## Chapter 4: Textual Similarity

* Common Applications
    * Document Retrieval
    * Topic Labeling
    * Authorship Analysis

# 4.1: The Problem
* Scenario: Authorship analysis - who wrote this document?
    * Scenario: Authorship attribution
    * Scenario: Authorship verification

# 4.2: The Data
* Data:
    * The PAN network public data
    * Authorship attribution:
        * Text snippets representing one author
    * Authorship verification:
        * Create pairs of documents belonging to the same or two authors
        * How can we predict whether two documents belong to the same author?

# 4.3: Data Representation
* How can we derive a textual profile such that we can compare new texts with unknown authorship to known texts?
    * We must determine the author style
        * Word choice
        * Word order and other grammatical choices
        * Typos and abbreviations
        * The use of adjectives/adverbs for sentiment
* Representing this information
    * Document -> Segmented Document -> Feature extraction -> Vectorization -> Vectors / Segment

## 4.3.1: Segmenting documents
* For a lot of words, split the document into fixed sized blocks of a number of words, then represent as a grouped vector.

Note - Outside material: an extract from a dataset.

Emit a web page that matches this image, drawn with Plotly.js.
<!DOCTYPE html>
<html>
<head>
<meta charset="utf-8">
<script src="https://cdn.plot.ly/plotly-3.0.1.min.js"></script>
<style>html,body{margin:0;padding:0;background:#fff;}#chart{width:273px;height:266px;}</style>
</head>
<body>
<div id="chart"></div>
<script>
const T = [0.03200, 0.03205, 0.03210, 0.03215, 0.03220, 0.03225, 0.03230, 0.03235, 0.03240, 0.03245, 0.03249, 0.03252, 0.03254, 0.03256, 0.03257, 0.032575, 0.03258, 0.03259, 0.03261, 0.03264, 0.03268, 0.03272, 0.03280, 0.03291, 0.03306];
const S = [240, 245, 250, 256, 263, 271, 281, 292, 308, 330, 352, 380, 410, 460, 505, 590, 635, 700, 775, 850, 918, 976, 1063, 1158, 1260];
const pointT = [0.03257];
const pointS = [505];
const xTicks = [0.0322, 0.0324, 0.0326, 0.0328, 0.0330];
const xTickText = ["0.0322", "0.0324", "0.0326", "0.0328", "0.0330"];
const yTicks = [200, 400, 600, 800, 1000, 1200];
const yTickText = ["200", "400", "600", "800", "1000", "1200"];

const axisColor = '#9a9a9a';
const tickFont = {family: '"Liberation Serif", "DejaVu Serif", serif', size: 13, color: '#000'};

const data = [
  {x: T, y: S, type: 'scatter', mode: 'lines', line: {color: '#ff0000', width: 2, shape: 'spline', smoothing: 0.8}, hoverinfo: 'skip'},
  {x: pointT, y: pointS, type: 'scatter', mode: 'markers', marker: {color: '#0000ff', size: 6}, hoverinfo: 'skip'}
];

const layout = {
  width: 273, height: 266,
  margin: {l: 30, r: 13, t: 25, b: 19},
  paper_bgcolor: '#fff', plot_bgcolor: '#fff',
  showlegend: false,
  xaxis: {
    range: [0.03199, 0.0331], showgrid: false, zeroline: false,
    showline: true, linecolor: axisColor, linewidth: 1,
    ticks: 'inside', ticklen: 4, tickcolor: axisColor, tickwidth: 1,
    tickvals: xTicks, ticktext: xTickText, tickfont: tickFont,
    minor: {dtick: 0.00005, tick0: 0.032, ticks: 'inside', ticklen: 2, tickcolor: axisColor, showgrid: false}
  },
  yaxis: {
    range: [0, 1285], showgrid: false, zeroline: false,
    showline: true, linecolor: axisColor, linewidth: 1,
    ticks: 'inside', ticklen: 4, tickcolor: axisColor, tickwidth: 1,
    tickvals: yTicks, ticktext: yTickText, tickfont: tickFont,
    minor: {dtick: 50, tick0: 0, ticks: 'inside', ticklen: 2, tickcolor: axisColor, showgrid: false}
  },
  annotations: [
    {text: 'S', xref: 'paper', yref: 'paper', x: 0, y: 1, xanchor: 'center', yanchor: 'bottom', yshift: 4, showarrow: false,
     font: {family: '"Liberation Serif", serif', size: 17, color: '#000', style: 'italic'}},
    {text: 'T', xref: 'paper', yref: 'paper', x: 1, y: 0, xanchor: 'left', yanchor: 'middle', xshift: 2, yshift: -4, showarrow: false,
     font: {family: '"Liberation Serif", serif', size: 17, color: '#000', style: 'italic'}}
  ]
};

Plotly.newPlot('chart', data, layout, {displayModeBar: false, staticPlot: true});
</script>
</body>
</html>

## 4.3.2: Word-level information
* Hashing Trick -> Creates vectors of a specified length
* Option 1: 
    * Vectorize the documents using bag-of-words
    * Segment the documents using word n-grams
* Option 2: 
    * Vectorize the documents using character n-grams
    * Segment the documents based on character n-grams
* If we preprocess our data explicitly, a CNN should be able to detect the higher-order n-grams.

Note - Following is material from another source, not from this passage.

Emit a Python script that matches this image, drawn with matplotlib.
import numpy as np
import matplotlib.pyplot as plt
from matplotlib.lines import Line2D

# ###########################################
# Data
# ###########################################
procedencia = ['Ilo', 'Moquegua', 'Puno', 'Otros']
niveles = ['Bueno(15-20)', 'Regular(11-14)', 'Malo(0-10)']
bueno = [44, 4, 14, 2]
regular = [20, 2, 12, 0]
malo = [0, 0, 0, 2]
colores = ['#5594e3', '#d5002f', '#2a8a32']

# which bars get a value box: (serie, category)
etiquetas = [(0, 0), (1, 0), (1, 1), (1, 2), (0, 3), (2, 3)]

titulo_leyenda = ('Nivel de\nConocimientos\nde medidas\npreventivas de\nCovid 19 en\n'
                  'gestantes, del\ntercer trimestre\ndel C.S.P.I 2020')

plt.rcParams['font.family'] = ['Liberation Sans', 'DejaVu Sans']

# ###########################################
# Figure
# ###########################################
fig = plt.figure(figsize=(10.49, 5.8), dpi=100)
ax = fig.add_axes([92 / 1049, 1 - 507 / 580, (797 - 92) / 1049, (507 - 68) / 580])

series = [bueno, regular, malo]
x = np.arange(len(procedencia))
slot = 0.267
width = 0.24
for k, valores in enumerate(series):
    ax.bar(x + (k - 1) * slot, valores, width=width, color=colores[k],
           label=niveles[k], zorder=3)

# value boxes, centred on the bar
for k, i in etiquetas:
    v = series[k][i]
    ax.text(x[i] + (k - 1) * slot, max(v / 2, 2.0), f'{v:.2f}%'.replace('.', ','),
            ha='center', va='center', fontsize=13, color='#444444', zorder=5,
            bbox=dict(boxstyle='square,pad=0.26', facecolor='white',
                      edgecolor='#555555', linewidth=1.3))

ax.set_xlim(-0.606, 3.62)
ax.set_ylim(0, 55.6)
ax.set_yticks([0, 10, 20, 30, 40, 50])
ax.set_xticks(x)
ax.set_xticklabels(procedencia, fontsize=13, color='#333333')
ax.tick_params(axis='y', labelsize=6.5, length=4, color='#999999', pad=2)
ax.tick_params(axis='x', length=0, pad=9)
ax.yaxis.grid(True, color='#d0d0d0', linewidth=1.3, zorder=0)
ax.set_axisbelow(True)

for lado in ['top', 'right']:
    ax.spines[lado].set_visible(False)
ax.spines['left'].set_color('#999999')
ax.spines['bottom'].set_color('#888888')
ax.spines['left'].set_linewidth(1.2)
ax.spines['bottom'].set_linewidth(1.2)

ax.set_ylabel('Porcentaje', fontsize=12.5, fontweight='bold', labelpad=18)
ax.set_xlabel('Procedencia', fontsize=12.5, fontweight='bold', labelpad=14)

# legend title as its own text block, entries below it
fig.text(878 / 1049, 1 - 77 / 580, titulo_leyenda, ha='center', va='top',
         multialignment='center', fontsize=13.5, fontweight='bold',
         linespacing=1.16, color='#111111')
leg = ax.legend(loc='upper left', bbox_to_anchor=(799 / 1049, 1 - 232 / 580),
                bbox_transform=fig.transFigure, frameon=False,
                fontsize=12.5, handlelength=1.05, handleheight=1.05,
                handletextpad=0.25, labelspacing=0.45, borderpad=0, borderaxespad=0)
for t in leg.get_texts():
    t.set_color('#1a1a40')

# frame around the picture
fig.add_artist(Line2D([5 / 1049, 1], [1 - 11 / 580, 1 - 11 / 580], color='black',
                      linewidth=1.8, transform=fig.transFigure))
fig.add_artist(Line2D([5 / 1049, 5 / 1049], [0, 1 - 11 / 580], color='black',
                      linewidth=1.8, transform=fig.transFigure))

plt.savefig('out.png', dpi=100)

## 4.3.3: Subword-level information

# 4.4: Models for Measuring Similarity

## 4.4.1: Authorship Attribution
* Goal: Let's train a deed multilayer perceptron + CNN on the authorship attribution task

## Multilayer Perceptron
* Train a classifier MLP on the authors in the PAN dataset for task A.
    * Embedding connects to a Dense layer
    * Dense layer feeds into a Dropout layer
        * Dropout layer randomly deactivates neurons to omit over-fitting
* We get OK accuracy for this, but adding more and more character limits to the n-grams help us lose valuable lexical information.
* Altering the model to the explicit word n-grams approach leads to our lexicon exploding exponentially!

## CNNs for Text
* Authorship is expressed by many features scattered across a document. 
    * CNNs are good at picking up these features!
* Train a CNN on the authors in the PAN dataset for task A.
    * Embedding connects to a Dense layer
    * Dense layer feeds into a Convolution1D layer
* Certain choices for feature representation have a direct bearing on model complexity + resource demands!

## 4.4.2: Authorship Verification
* Siamese networks are networks with (usually 2) sister subnetworks + an arbiter
    * One single model combineds the two input layers such that they share embeddings and processing!
    * The two sister networks share the same weights!
    * The latent representations are used by the arbiter
        * The arbiter computes a contrastive loss between the representation
        * The overall network learns a threshold to decide whether the measured distance indicates similarity
            * Distance is measured based on an exponentiated negative sum of differences
    * The network trains on pairs of similar or dissimlar texts.

## 4.5: Summary
* Textual similarity use cases include authorship attribution and authorship verification
* Representational choices can have hefty ramifications for model complexity. Some models may bypass some of that burden by their intrinsic organization (like MLPs compared to CNNs).
* Siamese networks can be used to determine textual similarity.
* Lexican information only is not sufficient for establishing textual similarity. Style is expressed both lexically and formally, in terms of word combinations.
* CNNs are good in emphasizing sequential information. They outperformed a simple MLP in our authorship attribution experiments.
* Siamese networks can be used for textual similarity in authorship verification.